Oubliez ça! La terre, le principal outil des agriculteurs, est devenue en 2021 une affaire de millionnaires. Même les fils ou les filles d’agriculteurs et agricultrices ne peuvent y avoir accès sans que leurs parents leur en fassent en grande partie «cadeau». Alors, imaginez si vous n’êtes pas du milieu!

La réalisatrice et documentariste Hélène Choquette en pleine action à la ferme de M. Normand Legault, producteur maraîcher à Laval. Crédit photo: Nicolas Mesly

Pourtant un secteur économique, quel qu’il soit, ne se régénère que par l’apport de sang neuf et d’idées innovatrices. Je pense par exemple aux propriétaires de deux entreprises qui ont déjà fait le sujet de reportages dans ce magazine. Véronique Bouchard, cofondatrice de la Ferme aux petits oignons, et Fernande Ouellet, propriétaire de Rusé comme un canard. Notez que, pour ces deux entrepreneures, l’accès à la terre relève du parcours d’une combattante pour l’une et d’une chance incroyable pour l’autre.
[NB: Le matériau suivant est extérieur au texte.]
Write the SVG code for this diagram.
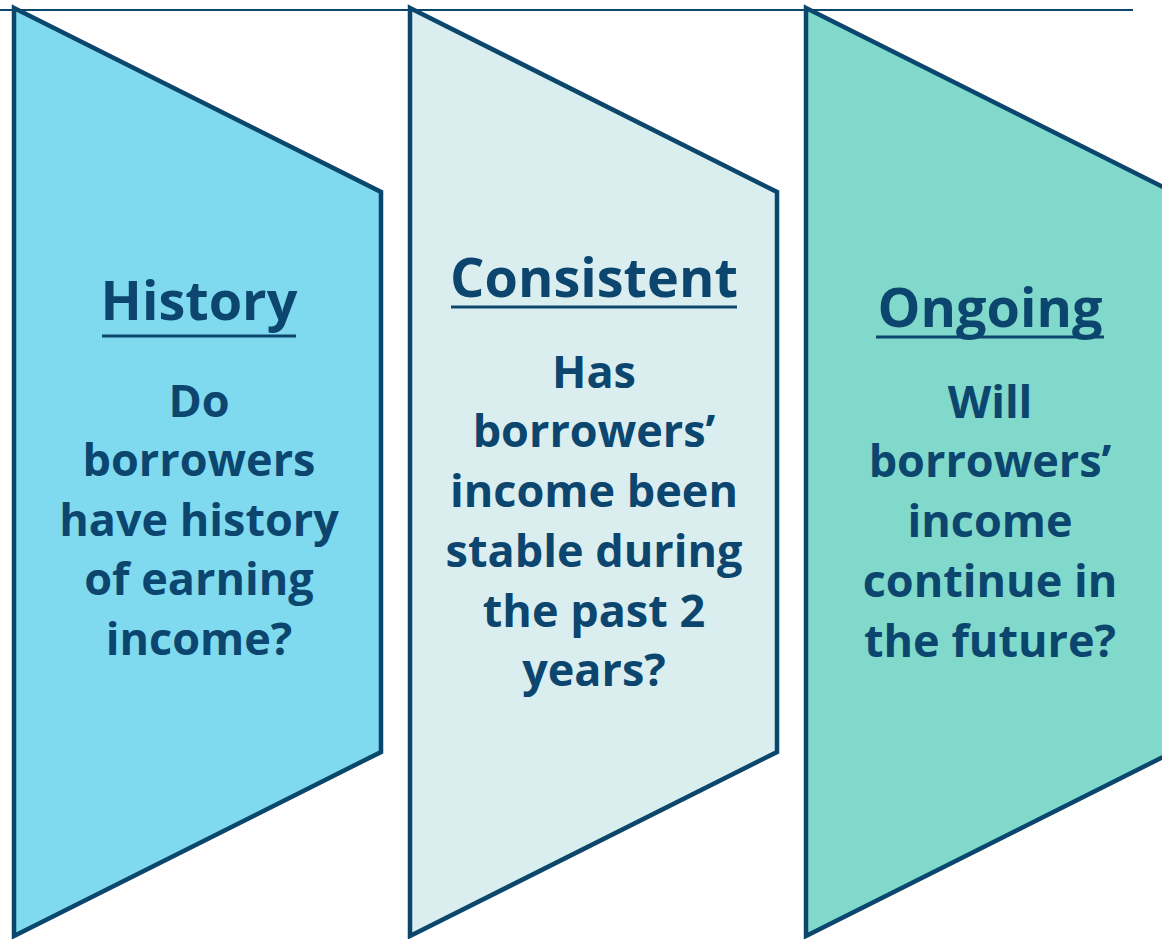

C’est en partie pour soulever l’enjeu de l’accès à la terre en milieu périurbain que j’ai planché sur le documentaire Québec, terre d’asphalte.

Un peu d’histoire

Nous devons collectivement la protection de notre petit jardin nordique à un avocat et économiste du nom de Jean Garon. Il est le père de la Loi sur la protection du territoire agricole (LPTAQ) adoptée par le parlement en 1978. L’histoire le consacre comme le plus grand ministre de l’Agriculture de la province. Le but de cette loi était de mettre un frein à une spéculation outrancière et un étalement urbain anarchique, particulièrement sur le territoire de la Communauté urbaine de Montréal (CMM), là où se trouvent nos meilleures terres agricoles.

Plus de quarante ans après l’adoption de cette loi, la spéculation court toujours comme le rhizome d’une mauvaise herbe. Cette législation, si avant-gardiste soit-elle, a un vice de conception. Je m’explique. Les autorités affirment que les terres agricoles sont un bien public, mais elles reposent entre des mains privées. Cela crée deux classes d’agriculteurs, ceux qui ont de la relève et ceux qui n’en ont pas. En milieu périurbain, les agriculteurs qui n’ont pas de relève peuvent toucher le gros lot, en vendant leurs terres à un promoteur immobilier. Peut-on les blâmer? Ils ou elles protègent leurs retraites comme un propriétaire de maison ou de condo.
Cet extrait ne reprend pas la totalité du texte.